Pemimpin orang Batak selalu berkharisma (marsahala) di pangalaho dohot pambaenan nang pangkuling-ndang hatihasan. Mungkin karakter seperti itu tercabut dari masyarakat Samosir di era demokrasi dan “serangan fajar” bekalangan ini. 

Salah dasar sala luhutan, artinya salah dasar terpilihnya dan turutannya juga salah, seperti tumpukan padi (luhutan). Guru kencing berdiri, murid kencing berlari, atau “ndang dao tubis sian bonana”, apakah ini yang terjadi selama Samosir jadi Kabupaten?  Tidak perlu dibahas. 

Barangkali untuk itulah KMPS Visioner mengadakan Web Seminar (Webinar) dengan anggota terbatas diantaranya Prof. Dr. Ir. Tualar Simarmata, Dr. Ronsen Pasaribu, Lasro Simbolon, Sangkap Sihotang, Melani Butar-butar dipandu Tumpal Paulus Simandjorang dan Dr. (Iur) Liona Nanang Supriatna SH MH (Dekan FH Unpar).

Masih perkenalan tapi sudah menyentuh permasalahan yang dimulai niat pembentukan Kabupaten Samosir untuk meningkatkan kesejahteraan, harkat dan martabat masyarakat. Ternyata niat itu, menurut mantan pejabat Samosir, Sangkap Sihotang terbentur dengan rendahnya anggaran.

Dengan unggulan sektor pertanian dan pariwisata tidak menunjukkan peningkatan menggembirakan bagi rakyat maupun Pemda seperti diungkapkan mantan Kadis Pariwisata Melani Butar-butar. 

Pertanian hampir “masih seperti yang dulu”, akan tetapi menurut Prof. Tualar Simarmata perlu rekayasa teknologi pertanian di Samosir, walaupun tanahnya gersang tapi dengan irigasi pembangunan ratusan bendungan dan embung, akan dapat memenuhi kebutuhan air untuk pertanian padi, holtikultura maupun tanaman perkebunan.

Lasro Simbolon, diplomat yang sudah melawat 60-an negara menunjukkan kekesalannya tentang keadaan tano hatubuan-nya yang “begitu-begitu saja”. Dia heran di Tuktuk ada satu hotel setara hotel di Bali, tetapi selainnya sungguh memprihatinkan. 

Bahkan menurut Prof. Tualar datang ke Samosir tidak akan mengeluarkan uang sebab tidak ada yang mau dibeli, kebutuhan dibeli dari luar karena di Samosir tidak ada, apalagi di pegunungan. 
Kalau ke Samosir mengeluarkan uang paling “persembahan”.

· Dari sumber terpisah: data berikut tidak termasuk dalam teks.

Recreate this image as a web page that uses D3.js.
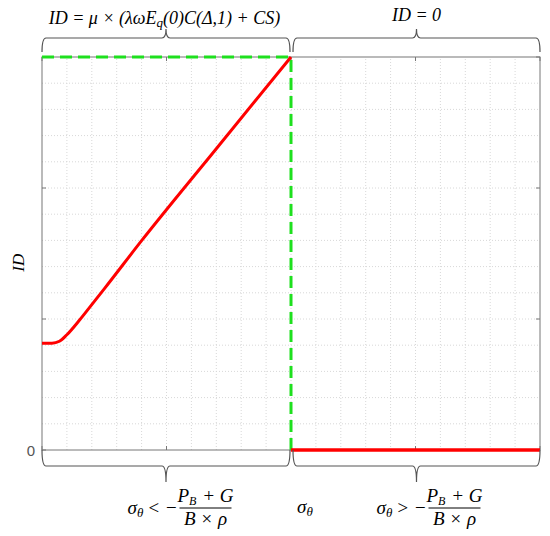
<!DOCTYPE html>
<html>
<head>
<meta charset="utf-8">
<script src="https://cdn.jsdelivr.net/npm/d3@7"></script>
<style>
	body { margin: 0; background: #fff; }
	text { font-family: "Liberation Serif", "DejaVu Serif", serif; }
</style>
</head>
<body>
<div id="d3"></div>
<script>
"use strict";

// data
let xDomain = [0, 20],
	yDomain = [0, 3],
	threshold = 10;

let curveX = [0, 0.4, 0.7, 1.0, 1.5, 2.0, 2.5, 4.0, 7.0, 10.0];
let curveY = [0.815, 0.815, 0.83, 0.88, 0.99, 1.11, 1.23, 1.598, 2.30, 3.0];

let flatX = [10, 20];
let flatY = [0, 0];

let majorXTicks = [0, 5, 10, 15, 20];
let majorYTicks = [0, 1, 2, 3];
let yTickLabels = ["0"];

let width = 550, height = 536;
let margin = {top: 57, right: 10, bottom: 86, left: 42};

let svg = d3.select("#d3").append("svg")
	.attr("width", width)
	.attr("height", height);

let innerW = width - margin.left - margin.right,
	innerH = height - margin.top - margin.bottom;

let xScale = d3.scaleLinear().domain(xDomain).range([margin.left, margin.left + innerW]);
let yScale = d3.scaleLinear().domain(yDomain).range([margin.top + innerH, margin.top]);

let chart = svg.append("g");

// minor dotted grid
chart.append("g")
	.selectAll("line")
	.data(d3.range(xDomain[0] + 1, xDomain[1]))
	.enter().append("line")
	.attr("x1", d => xScale(d)).attr("x2", d => xScale(d))
	.attr("y1", yScale(yDomain[0])).attr("y2", yScale(yDomain[1]))
	.attr("stroke", "#d8d8d8")
	.attr("stroke-dasharray", "1,2");

chart.append("g")
	.selectAll("line")
	.data(d3.range(1, 15).map(d => d * 0.2))
	.enter().append("line")
	.attr("x1", xScale(xDomain[0])).attr("x2", xScale(xDomain[1]))
	.attr("y1", d => yScale(d)).attr("y2", d => yScale(d))
	.attr("stroke", "#d8d8d8")
	.attr("stroke-dasharray", "1,2");

// box + inward ticks
chart.append("rect")
	.attr("x", xScale(xDomain[0]))
	.attr("y", yScale(yDomain[1]))
	.attr("width", innerW)
	.attr("height", innerH)
	.attr("fill", "none")
	.attr("stroke", "#777")
	.attr("stroke-width", 1);

let tickLen = 4;
majorXTicks.forEach(function(t) {
	chart.append("line")
		.attr("x1", xScale(t)).attr("x2", xScale(t))
		.attr("y1", yScale(0)).attr("y2", yScale(0) - tickLen)
		.attr("stroke", "#777");
	chart.append("line")
		.attr("x1", xScale(t)).attr("x2", xScale(t))
		.attr("y1", yScale(3)).attr("y2", yScale(3) + tickLen)
		.attr("stroke", "#777");
});
majorYTicks.forEach(function(t) {
	chart.append("line")
		.attr("x1", xScale(0)).attr("x2", xScale(0) + tickLen)
		.attr("y1", yScale(t)).attr("y2", yScale(t))
		.attr("stroke", "#777");
	chart.append("line")
		.attr("x1", xScale(20)).attr("x2", xScale(20) - tickLen)
		.attr("y1", yScale(t)).attr("y2", yScale(t))
		.attr("stroke", "#777");
});

chart.append("text")
	.attr("x", xScale(0) - 7)
	.attr("y", yScale(0) + 6)
	.attr("text-anchor", "end")
	.style("font-family", "'Liberation Sans', Arial, sans-serif")
	.style("font-size", "15px")
	.style("fill", "#555")
	.text(yTickLabels[0]);

// green dashed guides
let guide = d3.line().x(d => xScale(d[0])).y(d => yScale(d[1]));
chart.append("path")
	.attr("d", guide([[0, 3], [threshold, 3], [threshold, 0]]))
	.attr("fill", "none")
	.attr("stroke", "#1ee01e")
	.attr("stroke-width", 3)
	.attr("stroke-dasharray", "12,6");

// red curves
let line = d3.line()
	.x(d => xScale(d[0]))
	.y(d => yScale(d[1]))
	.curve(d3.curveMonotoneX);

chart.append("path")
	.attr("d", line(d3.zip(curveX, curveY)))
	.attr("fill", "none")
	.attr("stroke", "#ff0000")
	.attr("stroke-width", 3);

chart.append("path")
	.attr("d", line(d3.zip(flatX, flatY)))
	.attr("fill", "none")
	.attr("stroke", "#ff0000")
	.attr("stroke-width", 3.5);

// curly braces
function brace(x0, x1, yEnd, yBar, yTip) {
	let xm = (x0 + x1) / 2, r = 4;
	return "M" + x0 + "," + yEnd +
		" Q" + x0 + "," + yBar + " " + (x0 + r) + "," + yBar +
		" L" + (xm - r) + "," + yBar +
		" Q" + xm + "," + yBar + " " + xm + "," + yTip +
		" Q" + xm + "," + yBar + " " + (xm + r) + "," + yBar +
		" L" + (x1 - r) + "," + yBar +
		" Q" + x1 + "," + yBar + " " + x1 + "," + yEnd;
}

let braces = [
	[xScale(0), xScale(threshold) - 1, 52, 38, 29],
	[xScale(threshold) + 2, xScale(20), 52, 38, 29],
	[xScale(0), xScale(threshold) - 1, 450, 466, 482],
	[xScale(threshold) + 2, xScale(20), 450, 466, 482]
];
chart.selectAll(".brace")
	.data(braces)
	.enter().append("path")
	.attr("class", "brace")
	.attr("d", d => brace(d[0], d[1], d[2], d[3], d[4]))
	.attr("fill", "none")
	.attr("stroke", "#555")
	.attr("stroke-width", 1.2);

// labels
let fs = 18;

let t1 = svg.append("text")
	.attr("x", xScale(5) - 2)
	.attr("y", 24)
	.attr("text-anchor", "middle")
	.style("font-size", fs + "px")
	.style("font-style", "italic");
t1.append("tspan").text("ID = μ × (λωE");
t1.append("tspan").attr("baseline-shift", "-25%").style("font-size", "13px").text("q");
t1.append("tspan").text("(0)C(Δ,1) + CS)");

svg.append("text")
	.attr("x", xScale(15) + 1)
	.attr("y", 21)
	.attr("text-anchor", "middle")
	.style("font-size", fs + "px")
	.style("font-style", "italic")
	.text("ID = 0");

svg.append("text")
	.attr("transform", "translate(24," + yScale(1.43) + ") rotate(-90)")
	.attr("text-anchor", "middle")
	.style("font-size", "17px")
	.style("font-style", "italic")
	.text("ID");

function sigma(g, x, y, anchor) {
	let t = g.append("text")
		.attr("x", x).attr("y", y)
		.attr("text-anchor", anchor)
		.style("font-size", "19px")
		.style("font-style", "italic");
	t.append("tspan").text("σ");
	t.append("tspan").attr("baseline-shift", "-25%").style("font-size", "13px").text("θ");
	return t;
}

function condition(cx, sign) {
	let g = svg.append("g");
	let fracX = cx + 39;
	let t = sigma(g, cx - 39, 514, "start");
	t.append("tspan").attr("dx", 4).text(sign + " −");
	let num = g.append("text")
		.attr("x", fracX).attr("y", 502)
		.attr("text-anchor", "middle")
		.style("font-size", "19px")
		.style("font-style", "italic");
	num.append("tspan").text("P");
	num.append("tspan").attr("baseline-shift", "-25%").style("font-size", "12px").text("B");
	num.append("tspan").attr("dx", 1).text(" + G");
	g.append("line")
		.attr("x1", fracX - 26).attr("x2", fracX + 26)
		.attr("y1", 508).attr("y2", 508)
		.attr("stroke", "#000").attr("stroke-width", 1);
	g.append("text")
		.attr("x", fracX).attr("y", 525)
		.attr("text-anchor", "middle")
		.style("font-size", "19px")
		.style("font-style", "italic")
		.text("B × ρ");
}

condition(xScale(5), "<");
condition(xScale(15), ">");
sigma(svg, xScale(threshold) + 6, 513, "start");
</script>
</body>
</html>
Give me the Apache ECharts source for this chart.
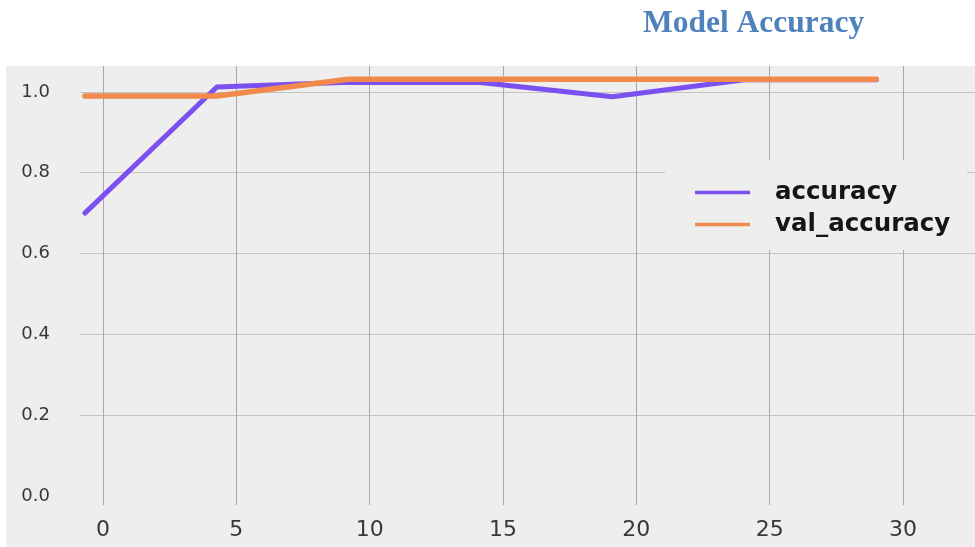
<!DOCTYPE html>
<html>
<head>
<meta charset="utf-8">
<title>Model Accuracy</title>
<script src="https://cdn.jsdelivr.net/npm/echarts@6/dist/echarts.min.js"></script>
<style>
  html, body { margin: 0; padding: 0; background: #fff; }
  #chart { width: 975px; height: 547px; }
</style>
</head>
<body>
<div id="chart"></div>
<script>
const epochs = [-0.68, 4.27, 9.2, 14.15, 19.1, 24.05, 29.0]
const accuracy = [0.70, 1.012, 1.024, 1.023, 0.988, 1.03, 1.03]
const valAccuracy = [0.99, 0.99, 1.031, 1.031, 1.031, 1.031, 1.031]
const xTicks = [0, 5, 10, 15, 20, 25, 30]

const chart = echarts.init(document.getElementById('chart'))

function pairs (ys) {
  return epochs.map((x, i) => [x, ys[i]])
}

chart.setOption({
  animation: false,
  title: {
    text: 'Model Accuracy',
    left: 638,
    top: 3,
    textStyle: {
      fontFamily: 'Liberation Serif',
      fontWeight: 'bold',
      fontSize: 31.5,
      color: '#4f81bd'
    }
  },
  graphic: [{
    type: 'rect',
    z: -10,
    shape: { x: 6, y: 66, width: 969, height: 481 },
    style: { fill: '#eeeeee' }
  }],
  legend: {
    orient: 'vertical',
    left: 665,
    top: 160,
    padding: [20, 17, 13, 30],
    backgroundColor: '#eeeeee',
    itemGap: 7,
    itemWidth: 55,
    itemHeight: 3.5,
    icon: 'rect',
    textStyle: {
      fontFamily: 'DejaVu Sans',
      fontWeight: 'bold',
      fontSize: 24.5,
      color: '#151515',
      padding: [0, 0, 0, 20]
    },
    data: ['accuracy', 'val_accuracy']
  },
  grid: {
    left: 80,
    right: 0,
    top: 66,
    bottom: 51
  },
  xAxis: {
    type: 'value',
    min: -0.8625,
    max: 32.7,
    axisLine: { show: false },
    axisTick: {
      show: true,
      length: 9,
      customValues: xTicks,
      lineStyle: { color: '#a8a8a8', width: 1 }
    },
    axisLabel: {
      customValues: xTicks,
      margin: 23,
      fontFamily: 'DejaVu Sans',
      fontSize: 22,
      color: '#383838'
    },
    splitLine: {
      show: true,
      lineStyle: { color: '#a8a8a8', width: 1 }
    }
  },
  yAxis: {
    type: 'value',
    min: 0,
    max: 1.064,
    interval: 0.2,
    axisLine: { show: false },
    axisTick: { show: false },
    axisLabel: {
      showMaxLabel: false,
      margin: 30,
      fontFamily: 'DejaVu Sans',
      fontSize: 18,
      color: '#383838',
      formatter: v => v.toFixed(1)
    },
    splitLine: {
      show: true,
      showMinLine: false,
      showMaxLine: false,
      lineStyle: { color: '#c4c4c4', width: 1 }
    }
  },
  series: [{
    name: 'accuracy',
    type: 'line',
    symbol: 'none',
    clip: false,
    color: '#7b4ff0',
    lineStyle: { width: 5, color: '#7b4ff0', cap: 'round', join: 'round' },
    data: pairs(accuracy)
  }, {
    name: 'val_accuracy',
    type: 'line',
    symbol: 'none',
    clip: false,
    color: '#f28a4e',
    lineStyle: { width: 5.5, color: '#f28a4e', cap: 'round', join: 'round' },
    data: pairs(valAccuracy)
  }]
})
</script>
</body>
</html>
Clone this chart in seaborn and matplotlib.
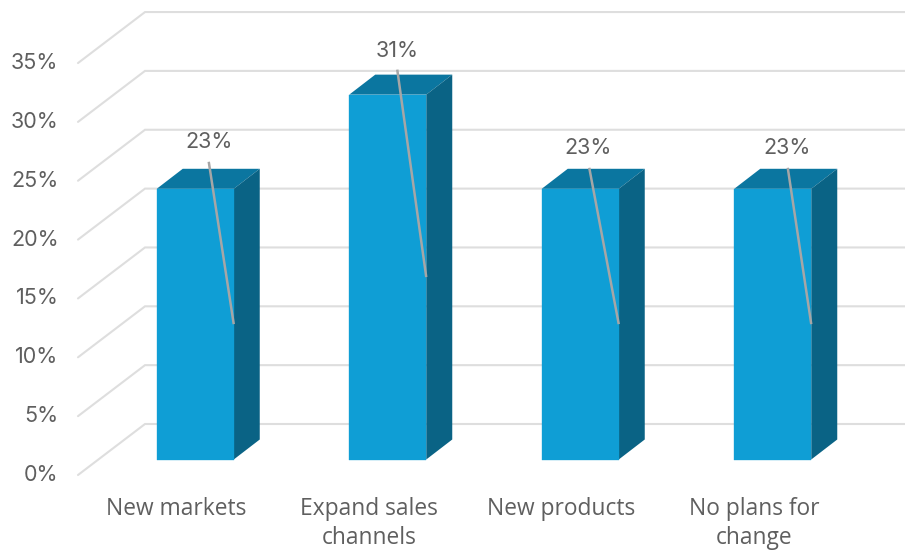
import matplotlib
matplotlib.use("Agg")
import matplotlib.pyplot as plt
from matplotlib.patches import Polygon
from matplotlib.transforms import Affine2D
import pandas as pd
import seaborn as sns

categories = ["New markets", "Expand sales\nchannels", "New products", "No plans for\nchange"]
shares = [23, 31, 23, 23]
y_ticks = [0, 5, 10, 15, 20, 25, 30, 35]

FRONT, TOP, SIDE = "#0F9ED5", "#0B76A0", "#0A6385"
GRID, LEADER, TEXT = "#DEDEDE", "#A6A6A6", "#5F5F5F"
PX_PER_UNIT = 11.77
PX_PER_CAT = 192.5
BAR_W = 0.4
BAR_DX, BAR_DY = 26, 20      # bar depth, pixels
WALL_DX, WALL_DY = 67, 51    # floor depth, pixels
BAR_SHIFT = (21, 15.5)       # bars stand inside the floor, pixels
NUM_FONT = ["Inter", "DejaVu Sans"]

sns.set_theme(style="white", rc={"font.family": ["Open Sans", "DejaVu Sans"]})
fig = plt.figure(figsize=(9.05, 5.5), dpi=100, facecolor="white")
ax = fig.add_axes([78 / 905, 75 / 550, 770 / 905, 40 * PX_PER_UNIT / 550])

df = pd.DataFrame({"category": categories, "share": shares})
sns.barplot(data=df, x="category", y="share", color=FRONT, saturation=1,
            width=BAR_W, ax=ax, zorder=3)
ax.set_xlim(-0.5, 3.5)
ax.set_ylim(0, 40)
ax.set_xlabel("")
ax.set_ylabel("")
sns.despine(ax=ax, left=True, bottom=True)
ax.patch.set_alpha(0)

# Walls: a diagonal on the side wall, then a horizontal line along the back
wall_x = -0.5 + WALL_DX / PX_PER_CAT
wall_y = WALL_DY / PX_PER_UNIT
for v in y_ticks:
    ax.plot([-0.5, wall_x, 4.0], [v, v + wall_y, v + wall_y], color=GRID, lw=1.5,
            clip_on=False, zorder=1, solid_joinstyle="miter")

shift = Affine2D().translate(*BAR_SHIFT)
bar_tf = ax.transData + shift
for patch in list(ax.patches):
    patch.set_transform(bar_tf)
    patch.set_clip_on(False)
    patch.set_edgecolor(FRONT)
    patch.set_linewidth(0.25)

ddx, ddy = BAR_DX / PX_PER_CAT, BAR_DY / PX_PER_UNIT
half = BAR_W / 2
# Label centres and leader tops, as pixel offsets from each bar's top centre
label_offsets = [(14, 47), (9, 44), (8, 41), (14, 41)]
leader_offsets = [(13.5, 27), (9.5, 25), (9, 21), (15, 21)]
for i, v in enumerate(shares):
    ax.add_patch(Polygon([(i - half, v), (i + half, v), (i + half + ddx, v + ddy), (i - half + ddx, v + ddy)],
                         closed=True, fc=TOP, ec="none", transform=bar_tf, clip_on=False, zorder=2.9))
    ax.add_patch(Polygon([(i + half, 0), (i + half + ddx, ddy), (i + half + ddx, v + ddy), (i + half, v)],
                         closed=True, fc=SIDE, ec="none", transform=bar_tf, clip_on=False, zorder=2.9))
    ax.annotate(f"{v}%", xy=(i, v), xycoords=bar_tf,
                xytext=label_offsets[i], textcoords="offset pixels", family=NUM_FONT,
                ha="center", va="center", fontsize=15.5, color=TEXT, zorder=5)
    lead_x = i + leader_offsets[i][0] / PX_PER_CAT
    lead_y = v + leader_offsets[i][1] / PX_PER_UNIT
    ax.plot([lead_x, i + half], [lead_y, v / 2], color=LEADER, lw=1.8,
            transform=bar_tf, clip_on=False, zorder=4, solid_capstyle="butt")

ax.set_yticks(y_ticks)
ax.set_yticklabels([f"{v}%" for v in y_ticks], family=NUM_FONT)
ax.tick_params(axis="y", length=0, pad=14, labelsize=15.5, labelcolor=TEXT)
ax.tick_params(axis="x", length=0, pad=15.5, labelsize=16.4, labelcolor=TEXT)
for lab in ax.get_yticklabels():
    lab.set_transform(lab.get_transform() + Affine2D().translate(0, 2))
for lab in ax.get_xticklabels():
    lab.set_linespacing(1.3)
    lab.set_transform(lab.get_transform() + Affine2D().translate(2, 0))

fig.savefig("out.png", dpi=100, facecolor="white")
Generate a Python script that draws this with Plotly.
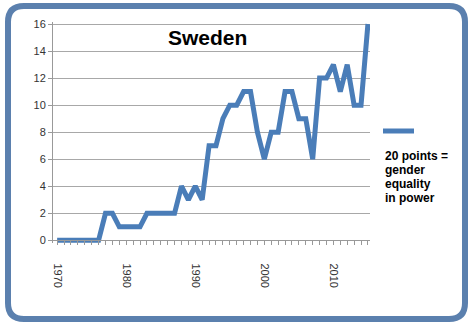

Unggulan sektor pertanian dan pariwisata oleh Pemda hampir tak terdengar (hasilnya) untuk PAD dan pendapatan masyarakat. Sebab kuliner aja tidak ada padahal daerah wisata. 

Dengan andaliman, tinombur dan hinopingan (makanan khas Batak tepung warna kuning pakai pisang tapi tidak di masak) bisa dikembangkan serta dapat menarik bagi turis, tapi kenyataannya tidak.

Pertanyaannya, mengapa demikian? Menjawab itulah mungkin Webinar tersebut, namun sebagai permulaan belum memperoleh kesimpulan,  yang jelas persoalan Samosir kompleks.

Banyak yang menyalahkan masyarakat karakter “negative”, mental pemalas memang tidak perlu dibantah, persoalannya kalau rakyat seperti itu, tanggungjawab siapa? 
Jangan lupa ada yang digaji mengurus mereka, artinya rakyat itu tidak  “auto pilot”.

Dengaan runyamnya persoalan menjadi penting di Komunitas Memilih Pemimpin Samosir Visioner ini, dan kalau tidak ketemu juga, bersabarlah menunggu “Satria Piningit” atau “Ratu Adil” agar Samosir bebas dari “Peta Kemiskinan”. Mari kita berbuat yang terbaik tanpa pamrih. *** 

(Penulis adalah wartawan senior dan advokat berdomisili di Jakarta)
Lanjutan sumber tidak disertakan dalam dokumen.